WHAT THE TASK REQUIRES:
Below are records. Copy every line with "this" in it.

SUPPLIED INFORMATION:
+ + + +

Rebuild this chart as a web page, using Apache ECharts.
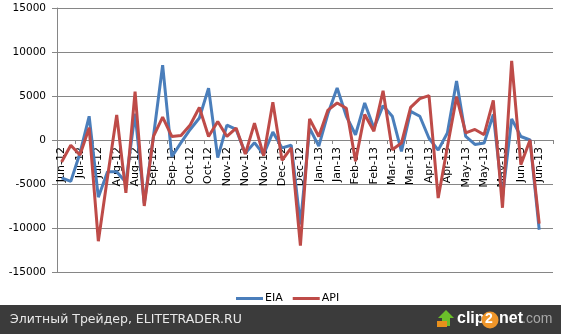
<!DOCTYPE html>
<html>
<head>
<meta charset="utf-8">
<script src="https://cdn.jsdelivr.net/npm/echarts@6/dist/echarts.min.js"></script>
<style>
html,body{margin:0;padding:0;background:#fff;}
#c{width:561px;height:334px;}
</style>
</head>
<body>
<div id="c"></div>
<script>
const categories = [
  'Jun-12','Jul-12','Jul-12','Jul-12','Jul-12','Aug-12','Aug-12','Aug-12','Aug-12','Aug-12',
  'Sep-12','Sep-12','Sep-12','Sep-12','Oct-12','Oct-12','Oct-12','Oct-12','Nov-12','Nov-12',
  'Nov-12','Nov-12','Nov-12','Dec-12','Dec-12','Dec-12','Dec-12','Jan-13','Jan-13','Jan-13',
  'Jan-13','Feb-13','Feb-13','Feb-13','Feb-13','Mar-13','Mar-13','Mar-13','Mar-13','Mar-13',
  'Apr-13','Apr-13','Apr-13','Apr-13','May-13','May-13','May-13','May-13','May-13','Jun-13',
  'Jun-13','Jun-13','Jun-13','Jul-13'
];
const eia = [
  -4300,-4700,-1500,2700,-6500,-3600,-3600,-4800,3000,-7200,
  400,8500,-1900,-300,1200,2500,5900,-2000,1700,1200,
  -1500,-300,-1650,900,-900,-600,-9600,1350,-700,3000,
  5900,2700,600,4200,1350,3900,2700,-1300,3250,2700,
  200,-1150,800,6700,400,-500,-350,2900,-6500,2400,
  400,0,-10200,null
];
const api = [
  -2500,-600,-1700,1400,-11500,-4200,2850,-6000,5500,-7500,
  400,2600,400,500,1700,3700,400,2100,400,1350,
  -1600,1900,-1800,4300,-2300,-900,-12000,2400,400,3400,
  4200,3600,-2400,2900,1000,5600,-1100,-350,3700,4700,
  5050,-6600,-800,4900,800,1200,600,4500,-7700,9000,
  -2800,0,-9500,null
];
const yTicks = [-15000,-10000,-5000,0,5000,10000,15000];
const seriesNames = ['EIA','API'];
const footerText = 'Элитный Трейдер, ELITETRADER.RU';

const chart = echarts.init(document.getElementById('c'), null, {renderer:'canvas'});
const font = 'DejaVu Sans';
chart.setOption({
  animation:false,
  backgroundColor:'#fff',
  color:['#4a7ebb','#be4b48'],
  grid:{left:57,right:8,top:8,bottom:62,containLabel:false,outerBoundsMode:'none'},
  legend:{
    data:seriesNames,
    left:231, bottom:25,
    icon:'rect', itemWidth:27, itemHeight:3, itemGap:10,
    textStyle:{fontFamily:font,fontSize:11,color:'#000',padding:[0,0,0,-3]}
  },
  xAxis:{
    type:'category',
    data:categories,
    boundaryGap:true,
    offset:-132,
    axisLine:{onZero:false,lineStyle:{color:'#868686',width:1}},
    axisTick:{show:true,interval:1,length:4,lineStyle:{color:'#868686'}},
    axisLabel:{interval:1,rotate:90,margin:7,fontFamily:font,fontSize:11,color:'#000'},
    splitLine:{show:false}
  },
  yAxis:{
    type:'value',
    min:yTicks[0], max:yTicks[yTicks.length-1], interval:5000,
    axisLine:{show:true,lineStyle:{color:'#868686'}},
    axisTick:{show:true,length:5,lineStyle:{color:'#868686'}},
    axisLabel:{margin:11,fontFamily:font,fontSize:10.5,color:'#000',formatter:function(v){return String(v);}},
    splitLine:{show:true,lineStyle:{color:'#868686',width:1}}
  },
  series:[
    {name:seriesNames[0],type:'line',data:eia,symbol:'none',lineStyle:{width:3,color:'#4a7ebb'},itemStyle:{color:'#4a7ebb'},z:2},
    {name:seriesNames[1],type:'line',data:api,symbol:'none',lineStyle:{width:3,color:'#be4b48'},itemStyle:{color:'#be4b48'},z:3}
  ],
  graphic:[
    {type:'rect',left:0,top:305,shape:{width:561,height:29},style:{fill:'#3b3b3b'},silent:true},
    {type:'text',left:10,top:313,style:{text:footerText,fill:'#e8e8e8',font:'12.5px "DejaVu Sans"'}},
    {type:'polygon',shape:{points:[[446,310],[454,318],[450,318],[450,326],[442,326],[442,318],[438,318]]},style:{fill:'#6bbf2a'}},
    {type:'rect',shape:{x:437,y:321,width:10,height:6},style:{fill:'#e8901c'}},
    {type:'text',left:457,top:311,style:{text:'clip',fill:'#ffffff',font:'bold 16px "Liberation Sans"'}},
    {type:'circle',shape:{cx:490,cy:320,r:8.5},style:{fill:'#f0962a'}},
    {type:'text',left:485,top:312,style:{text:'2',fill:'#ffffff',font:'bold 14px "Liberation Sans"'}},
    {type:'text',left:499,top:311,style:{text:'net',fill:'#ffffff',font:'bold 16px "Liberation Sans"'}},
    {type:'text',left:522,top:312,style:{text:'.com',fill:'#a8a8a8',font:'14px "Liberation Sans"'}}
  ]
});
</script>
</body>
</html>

+ + + +

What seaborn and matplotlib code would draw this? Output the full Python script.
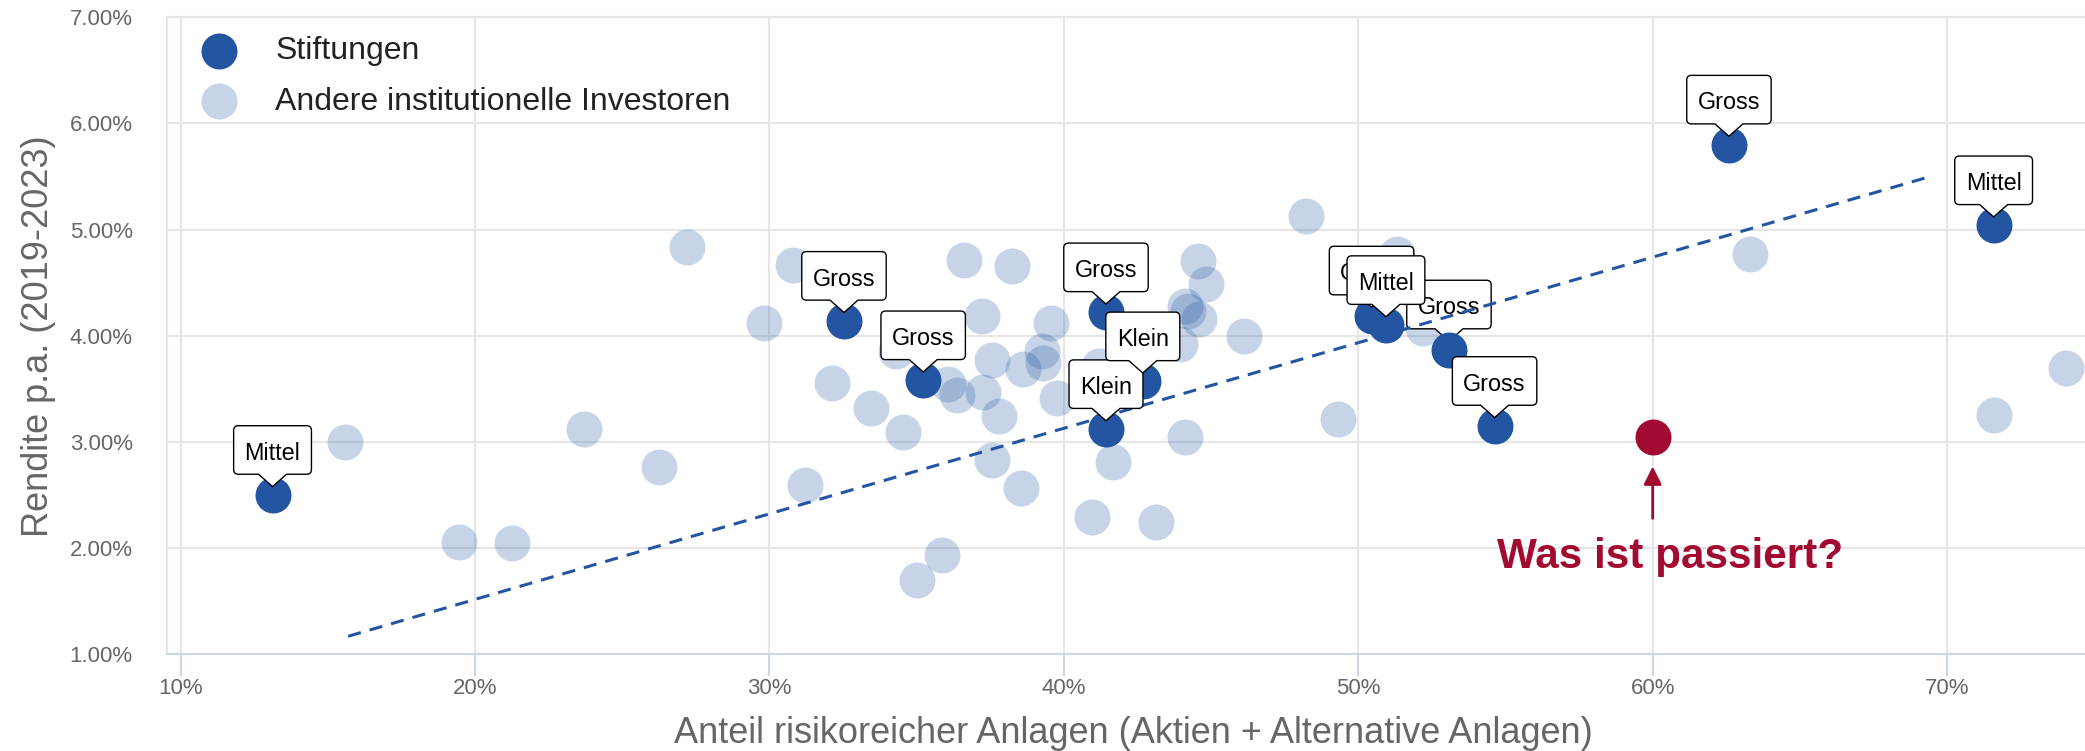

+ + + +

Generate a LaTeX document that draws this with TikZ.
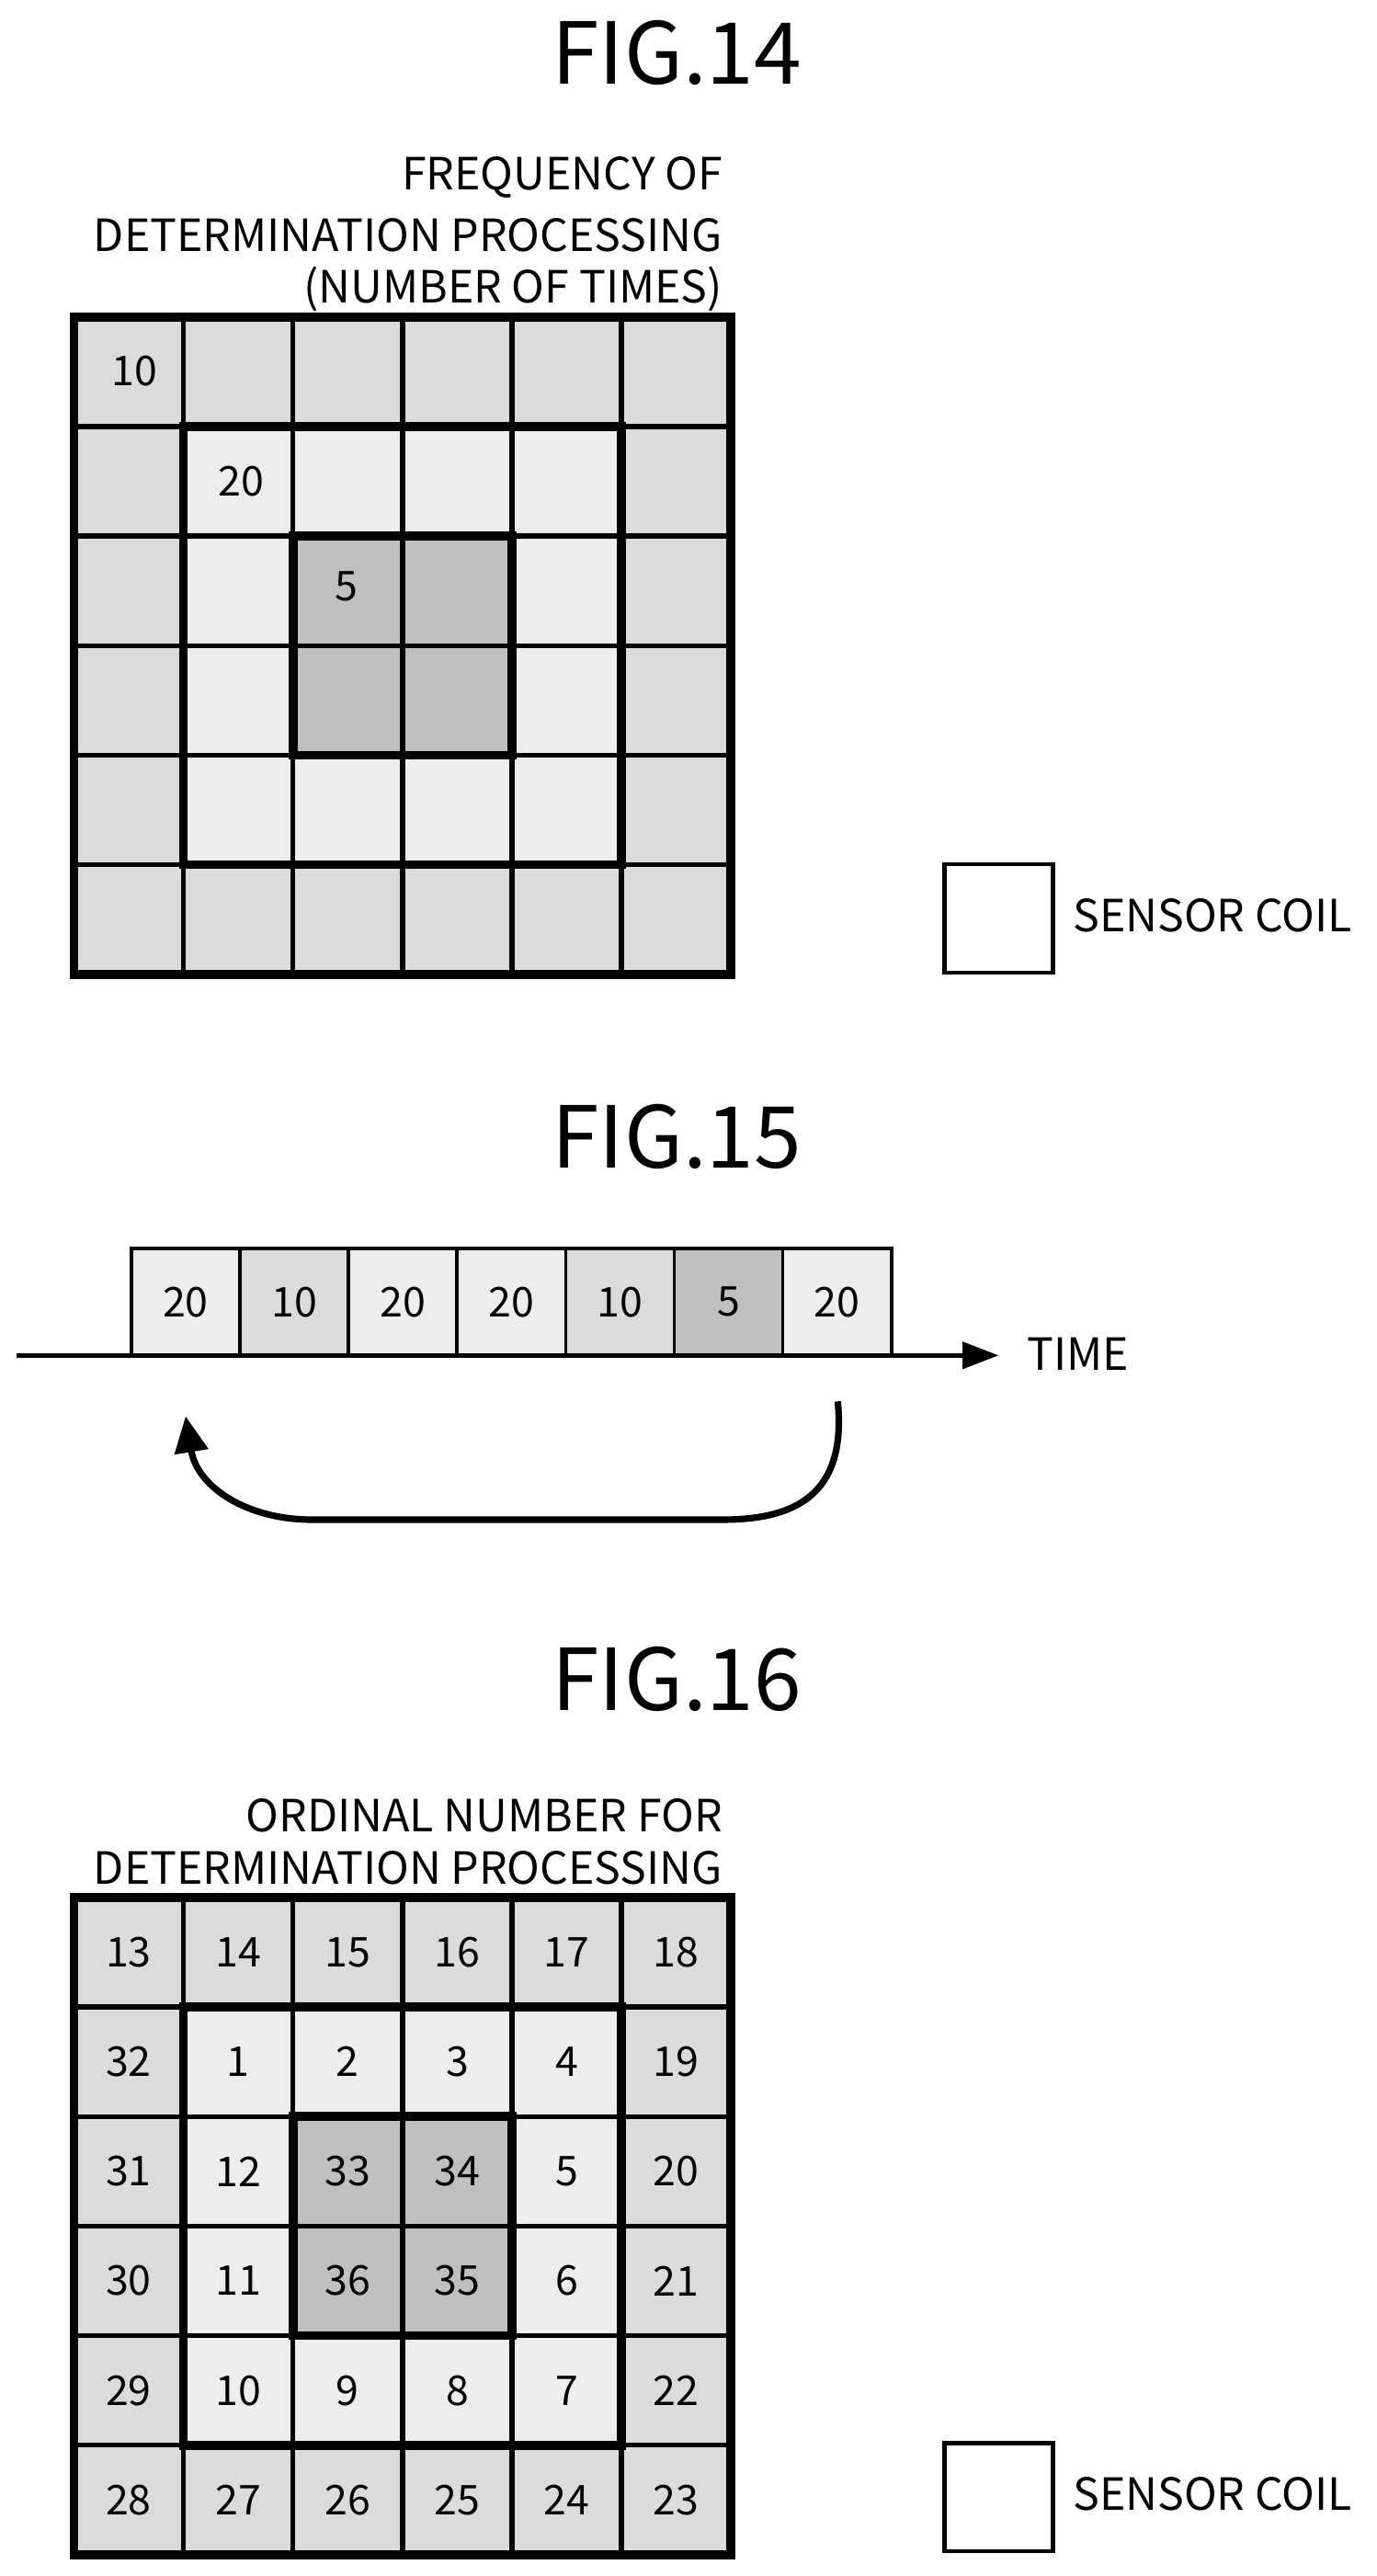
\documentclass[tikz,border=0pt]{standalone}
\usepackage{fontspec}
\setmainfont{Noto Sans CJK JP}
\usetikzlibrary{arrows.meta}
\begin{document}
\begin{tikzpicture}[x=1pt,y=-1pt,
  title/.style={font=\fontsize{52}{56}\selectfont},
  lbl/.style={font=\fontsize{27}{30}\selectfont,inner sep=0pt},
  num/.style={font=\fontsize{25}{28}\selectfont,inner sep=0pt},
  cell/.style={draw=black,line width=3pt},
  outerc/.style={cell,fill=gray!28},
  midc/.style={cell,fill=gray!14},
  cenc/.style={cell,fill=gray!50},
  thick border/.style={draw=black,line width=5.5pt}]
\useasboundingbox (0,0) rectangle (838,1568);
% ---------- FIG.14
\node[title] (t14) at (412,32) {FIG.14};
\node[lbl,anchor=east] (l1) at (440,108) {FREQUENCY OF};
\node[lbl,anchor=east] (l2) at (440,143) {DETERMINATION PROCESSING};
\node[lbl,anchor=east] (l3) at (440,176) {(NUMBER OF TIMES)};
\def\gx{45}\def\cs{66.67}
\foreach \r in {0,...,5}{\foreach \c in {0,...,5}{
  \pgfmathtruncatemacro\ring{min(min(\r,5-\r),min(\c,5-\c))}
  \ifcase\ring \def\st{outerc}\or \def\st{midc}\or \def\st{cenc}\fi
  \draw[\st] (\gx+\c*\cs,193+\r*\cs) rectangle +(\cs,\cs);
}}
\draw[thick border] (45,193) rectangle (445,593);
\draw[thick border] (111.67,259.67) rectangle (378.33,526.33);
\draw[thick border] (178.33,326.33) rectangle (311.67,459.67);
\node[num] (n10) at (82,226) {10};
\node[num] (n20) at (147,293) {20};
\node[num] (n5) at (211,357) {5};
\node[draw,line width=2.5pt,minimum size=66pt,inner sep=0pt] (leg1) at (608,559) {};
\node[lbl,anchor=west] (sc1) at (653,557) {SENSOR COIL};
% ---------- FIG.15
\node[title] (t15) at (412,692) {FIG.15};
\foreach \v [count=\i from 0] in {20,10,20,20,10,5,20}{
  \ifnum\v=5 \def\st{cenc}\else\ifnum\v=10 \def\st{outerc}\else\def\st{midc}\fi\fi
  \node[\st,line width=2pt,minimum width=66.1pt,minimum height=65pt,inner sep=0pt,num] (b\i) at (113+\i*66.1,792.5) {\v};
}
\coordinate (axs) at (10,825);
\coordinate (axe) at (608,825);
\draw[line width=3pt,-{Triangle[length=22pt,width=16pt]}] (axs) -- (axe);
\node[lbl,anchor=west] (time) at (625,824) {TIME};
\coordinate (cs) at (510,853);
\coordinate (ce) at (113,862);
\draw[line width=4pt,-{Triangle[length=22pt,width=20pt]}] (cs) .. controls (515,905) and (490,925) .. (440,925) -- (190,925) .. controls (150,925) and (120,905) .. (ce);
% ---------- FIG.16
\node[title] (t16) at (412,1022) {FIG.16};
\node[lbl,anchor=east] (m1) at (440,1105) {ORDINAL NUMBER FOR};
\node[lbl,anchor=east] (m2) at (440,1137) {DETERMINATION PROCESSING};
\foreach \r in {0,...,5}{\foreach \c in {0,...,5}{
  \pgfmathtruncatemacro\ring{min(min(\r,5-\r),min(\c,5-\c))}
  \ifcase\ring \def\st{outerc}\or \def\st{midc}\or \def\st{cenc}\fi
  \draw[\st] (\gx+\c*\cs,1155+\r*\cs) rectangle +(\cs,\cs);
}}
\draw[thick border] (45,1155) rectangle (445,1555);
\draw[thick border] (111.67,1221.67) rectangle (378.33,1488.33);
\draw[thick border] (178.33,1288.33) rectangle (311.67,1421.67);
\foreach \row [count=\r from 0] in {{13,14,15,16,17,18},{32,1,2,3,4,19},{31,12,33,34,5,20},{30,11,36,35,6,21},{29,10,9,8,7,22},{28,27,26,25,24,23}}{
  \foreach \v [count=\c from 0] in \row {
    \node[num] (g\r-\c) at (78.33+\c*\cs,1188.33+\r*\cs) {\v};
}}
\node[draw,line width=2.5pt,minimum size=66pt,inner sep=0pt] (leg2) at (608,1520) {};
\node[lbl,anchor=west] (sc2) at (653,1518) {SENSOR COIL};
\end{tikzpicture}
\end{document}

+ + + +

COMPLETED TASK:
Rebuild this chart as a web page, using Apache ECharts.
What seaborn and matplotlib code would draw this? Output the full Python script.
Generate a LaTeX document that draws this with TikZ.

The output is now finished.